Turkey’s central bank may be lowering the benchmark interest rate but the policy has led to a slump in the value of the lira and higher borrowing costs for the Treasury and many Turks.
President Recep Tayyip Erdoğan has instructed the central bank to slash interest rates over the past three months, sparking record losses for the Turkish lira. Erdoğan says the currency’s value will stabilise and the rate cuts will help Turkey rid itself of a cycle of high interest rates and high inflation within just a few months.
Official data shows that Erdoğan’s economic plan is not having the desired results.

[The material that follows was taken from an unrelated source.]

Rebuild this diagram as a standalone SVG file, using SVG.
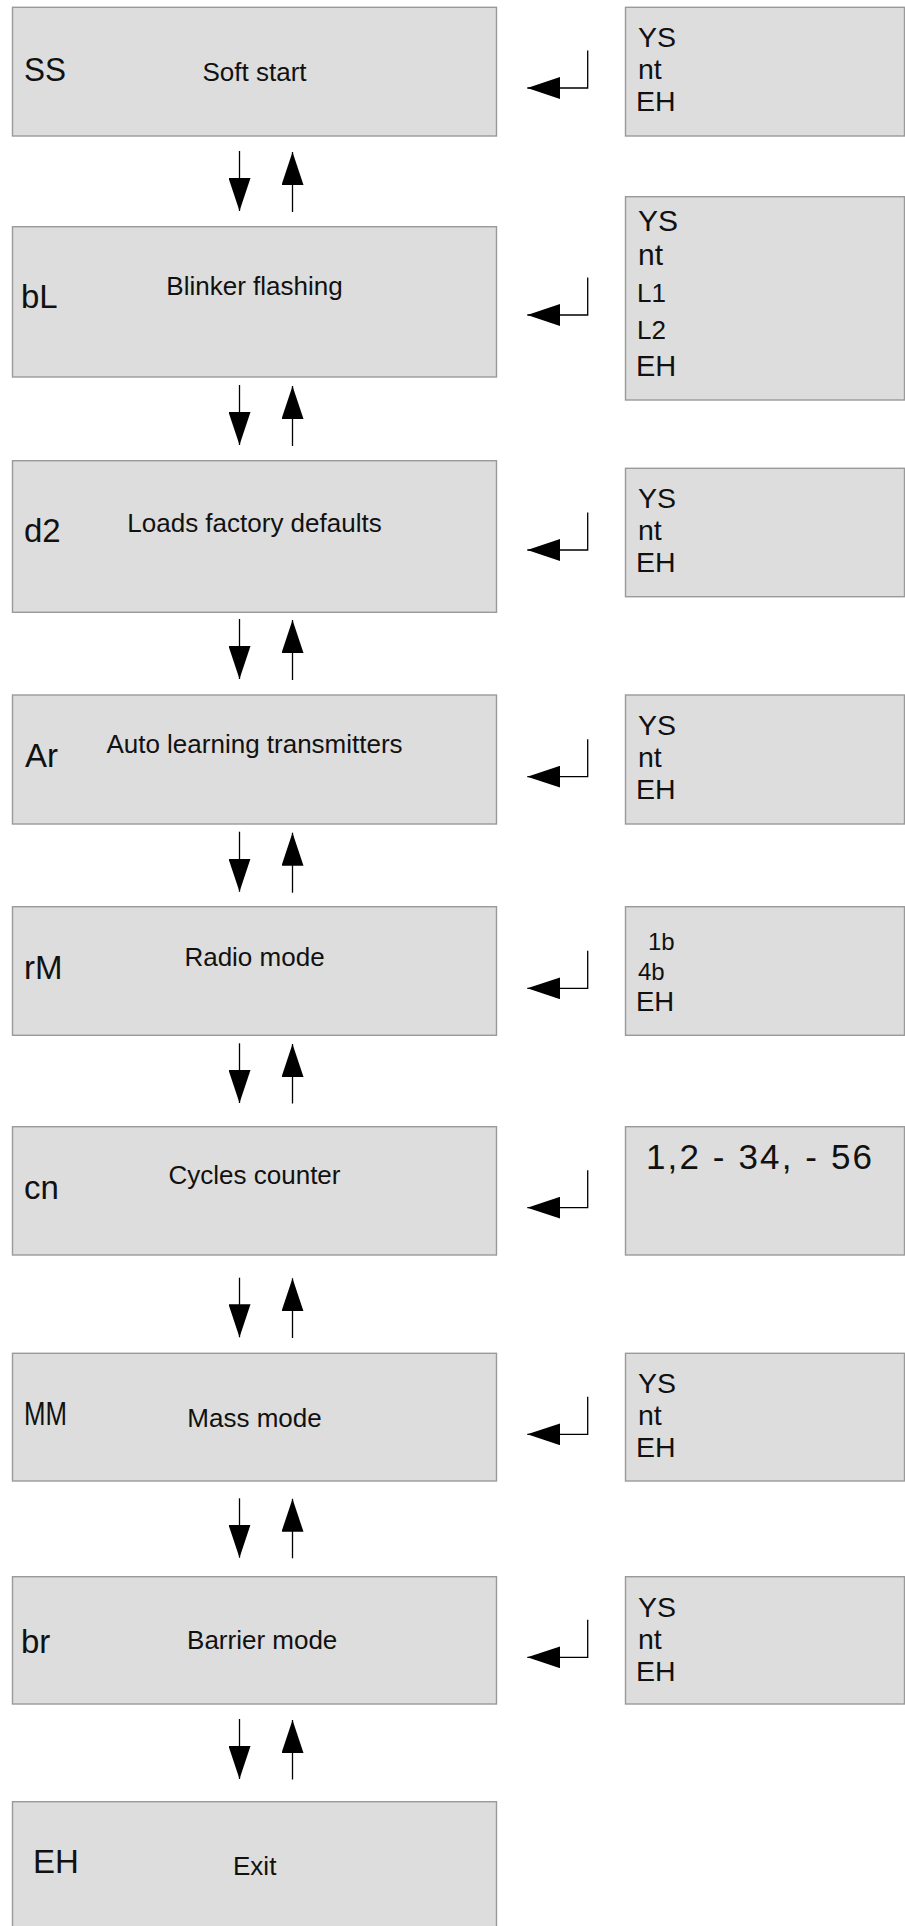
<svg xmlns="http://www.w3.org/2000/svg" width="905" height="1926" viewBox="0 0 905 1926">
<style>
  .box { fill: #dddddd; stroke: #9a9a9a; stroke-width: 1.4; }
  .lbl { font-family: "Liberation Sans", Arial, sans-serif; font-size: 26px; fill: #111; text-anchor: middle; }
  .seg { font-family: "Liberation Sans", Arial, sans-serif; fill: #111; }
  .code { font-size: 33px; }
  .opt { font-size: 28.5px; }
  .wire { stroke: #000; stroke-width: 1.3; fill: none; marker-end: url(#ah); }
</style>
<defs>
  <marker id="ah" viewBox="0 0 33 22" markerWidth="33" markerHeight="22" refX="33" refY="11" orient="auto" markerUnits="userSpaceOnUse">
    <path d="M0,0 L33,11 L0,22 z" fill="#000"/>
  </marker>
</defs>
<rect width="905" height="1926" fill="#ffffff"/>

<g id="node-ss">
  <rect class="box" x="12.5" y="7.3" width="484" height="128.7"/>
  <text class="seg code" x="24" y="81" textLength="42" lengthAdjust="spacingAndGlyphs">SS</text>
  <text class="lbl" x="254.5" y="81">Soft start</text>
</g>
<g id="node-ss-options">
  <rect class="box" x="625.5" y="7.3" width="279" height="128.7"/>
  <text class="seg opt" x="638" y="47.3">YS</text>
  <text class="seg opt" x="638" y="79.3">nt</text>
  <text class="seg opt" x="636" y="111.3">EH</text>
</g>

<g id="node-bl">
  <rect class="box" x="12.5" y="226.7" width="484" height="150.3"/>
  <text class="seg code" x="21" y="308">bL</text>
  <text class="lbl" x="254.5" y="295">Blinker flashing</text>
</g>
<g id="node-bl-options">
  <rect class="box" x="625.5" y="196.7" width="279" height="203.3"/>
  <text class="seg" font-size="30" x="638" y="231">YS</text>
  <text class="seg" font-size="30" x="638" y="265">nt</text>
  <text class="seg" font-size="26" x="637" y="301.7">L1</text>
  <text class="seg" font-size="26" x="637" y="339">L2</text>
  <text class="seg" font-size="29" x="636" y="375.7">EH</text>
</g>

<g id="node-d2">
  <rect class="box" x="12.5" y="460.7" width="484" height="151.6"/>
  <text class="seg code" x="24" y="541.7">d2</text>
  <text class="lbl" x="254.5" y="531.7">Loads factory defaults</text>
</g>
<g id="node-d2-options">
  <rect class="box" x="625.5" y="468.3" width="279" height="128.4"/>
  <text class="seg opt" x="638" y="508.3">YS</text>
  <text class="seg opt" x="638" y="540.3">nt</text>
  <text class="seg opt" x="636" y="572.3">EH</text>
</g>

<g id="node-ar">
  <rect class="box" x="12.5" y="695" width="484" height="129"/>
  <text class="seg code" x="25" y="767.3">Ar</text>
  <text class="lbl" x="254.5" y="753">Auto learning transmitters</text>
</g>
<g id="node-ar-options">
  <rect class="box" x="625.5" y="695" width="279" height="129"/>
  <text class="seg opt" x="638" y="735">YS</text>
  <text class="seg opt" x="638" y="767">nt</text>
  <text class="seg opt" x="636" y="799">EH</text>
</g>

<g id="node-rm">
  <rect class="box" x="12.5" y="906.7" width="484" height="128.6"/>
  <text class="seg code" x="24" y="979">rM</text>
  <text class="lbl" x="254.5" y="966">Radio mode</text>
</g>
<g id="node-rm-options">
  <rect class="box" x="625.5" y="906.7" width="279" height="128.6"/>
  <text class="seg" font-size="24" x="648" y="950">1b</text>
  <text class="seg" font-size="24" x="638" y="980">4b</text>
  <text class="seg" font-size="27.5" x="636" y="1011">EH</text>
</g>

<g id="node-cn">
  <rect class="box" x="12.5" y="1126.7" width="484" height="128.3"/>
  <text class="seg code" x="24" y="1199.3">cn</text>
  <text class="lbl" x="254.5" y="1184">Cycles counter</text>
</g>
<g id="node-cn-options">
  <rect class="box" x="625.5" y="1126.7" width="279" height="128.3"/>
  <text class="seg" font-size="35" x="646" y="1169.3" textLength="226" lengthAdjust="spacing">1,2 - 34, - 56</text>
</g>

<g id="node-mm">
  <rect class="box" x="12.5" y="1353.3" width="484" height="127.7"/>
  <text class="seg code" x="24" y="1425" textLength="43" lengthAdjust="spacingAndGlyphs">MM</text>
  <text class="lbl" x="254.5" y="1426.7">Mass mode</text>
</g>
<g id="node-mm-options">
  <rect class="box" x="625.5" y="1353.3" width="279" height="127.7"/>
  <text class="seg opt" x="638" y="1393.3">YS</text>
  <text class="seg opt" x="638" y="1425.3">nt</text>
  <text class="seg opt" x="636" y="1457.3">EH</text>
</g>

<g id="node-br">
  <rect class="box" x="12.5" y="1576.7" width="484" height="127.3"/>
  <text class="seg code" x="21" y="1652.7">br</text>
  <text class="lbl" x="262.2" y="1649.3">Barrier mode</text>
</g>
<g id="node-br-options">
  <rect class="box" x="625.5" y="1576.7" width="279" height="127.3"/>
  <text class="seg opt" x="638" y="1616.7">YS</text>
  <text class="seg opt" x="638" y="1648.7">nt</text>
  <text class="seg opt" x="636" y="1680.7">EH</text>
</g>

<g id="node-eh">
  <rect class="box" x="12.5" y="1801.7" width="484" height="140"/>
  <text class="seg code" x="33" y="1873.3">EH</text>
  <text class="lbl" x="254.7" y="1875">Exit</text>
</g>

<g id="connectors">
  <line class="wire" x1="239.5" y1="151" x2="239.5" y2="211"/>
  <line class="wire" x1="292.5" y1="212" x2="292.5" y2="152"/>
  <line class="wire" x1="239.5" y1="385" x2="239.5" y2="445"/>
  <line class="wire" x1="292.5" y1="446" x2="292.5" y2="386"/>
  <line class="wire" x1="239.5" y1="619" x2="239.5" y2="679"/>
  <line class="wire" x1="292.5" y1="680" x2="292.5" y2="620"/>
  <line class="wire" x1="239.5" y1="831.7" x2="239.5" y2="891.7"/>
  <line class="wire" x1="292.5" y1="892.7" x2="292.5" y2="832.7"/>
  <line class="wire" x1="239.5" y1="1043.3" x2="239.5" y2="1103"/>
  <line class="wire" x1="292.5" y1="1103.5" x2="292.5" y2="1044"/>
  <line class="wire" x1="239.5" y1="1277.7" x2="239.5" y2="1337.3"/>
  <line class="wire" x1="292.5" y1="1338" x2="292.5" y2="1278.3"/>
  <line class="wire" x1="239.5" y1="1498.3" x2="239.5" y2="1557.7"/>
  <line class="wire" x1="292.5" y1="1558.3" x2="292.5" y2="1498.8"/>
  <line class="wire" x1="239.5" y1="1719" x2="239.5" y2="1779"/>
  <line class="wire" x1="292.5" y1="1779.5" x2="292.5" y2="1720"/>

  <path class="wire" d="M587.7,50.5 V88 H527.3"/>
  <path class="wire" d="M587.7,277.5 V315 H527.3"/>
  <path class="wire" d="M587.7,512.5 V550 H527.3"/>
  <path class="wire" d="M587.7,739.2 V776.7 H527.3"/>
  <path class="wire" d="M587.7,950.8 V988.3 H527.3"/>
  <path class="wire" d="M587.7,1170.2 V1207.7 H527.3"/>
  <path class="wire" d="M587.7,1396.8 V1434.3 H527.3"/>
  <path class="wire" d="M587.7,1619.8 V1657.3 H527.3"/>
</g>
</svg>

While the central bank has cut interest rates to 15 percent from 19 percent since Sept. 23, the cost of borrowing for the Treasury has climbed – annual yields on Turkish lira 10-year debt have risen by 5 percentage points to 21.57 percent.
The cost of repaying personal loans has increased to an annual 23.57 percent from 23.1 percent since mid-September, according to central bank data. While interest rates on commercial loans have dropped to 18.88 percent from 21.26 percent, helped by a splurge in cheap lending by state-run banks, dollar loans now carry average rates of 3.47 percent compared with 2.69 percent three months ago.
The central bank’s dovish monetary policy has brought a slump of 36 percent in the value of the lira since the September rate cut, increasing the cost of imported goods for Turkish businesses and consumers. The currency reached a record low of 13.97 per dollar last week. Meanwhile, consumer price inflation has accelerated to 21.3 percent from 19.25 percent in August. Prices rose by 3.51 percent in November alone.
Producer price inflation is now running at 54.6 percent, the highest level since 2003.
A monthly survey by the Istanbul Chamber of Commerce and IHS Markit showed that Turkish manufacturers faced a substantial increase in purchasing costs and weakness in new orders, meaning that any decrease in the cost of borrowing is being negated by a deteriorating business environment.
The lira’s collapse means financial conditions in Turkey are tightening and the country’s economy is expected to contract by a cumulative 2.5 percent this quarter and next, London-based Capital Economics said in a report to clients this week. Inflation may accelerate to 30 percent in the next few months, it said.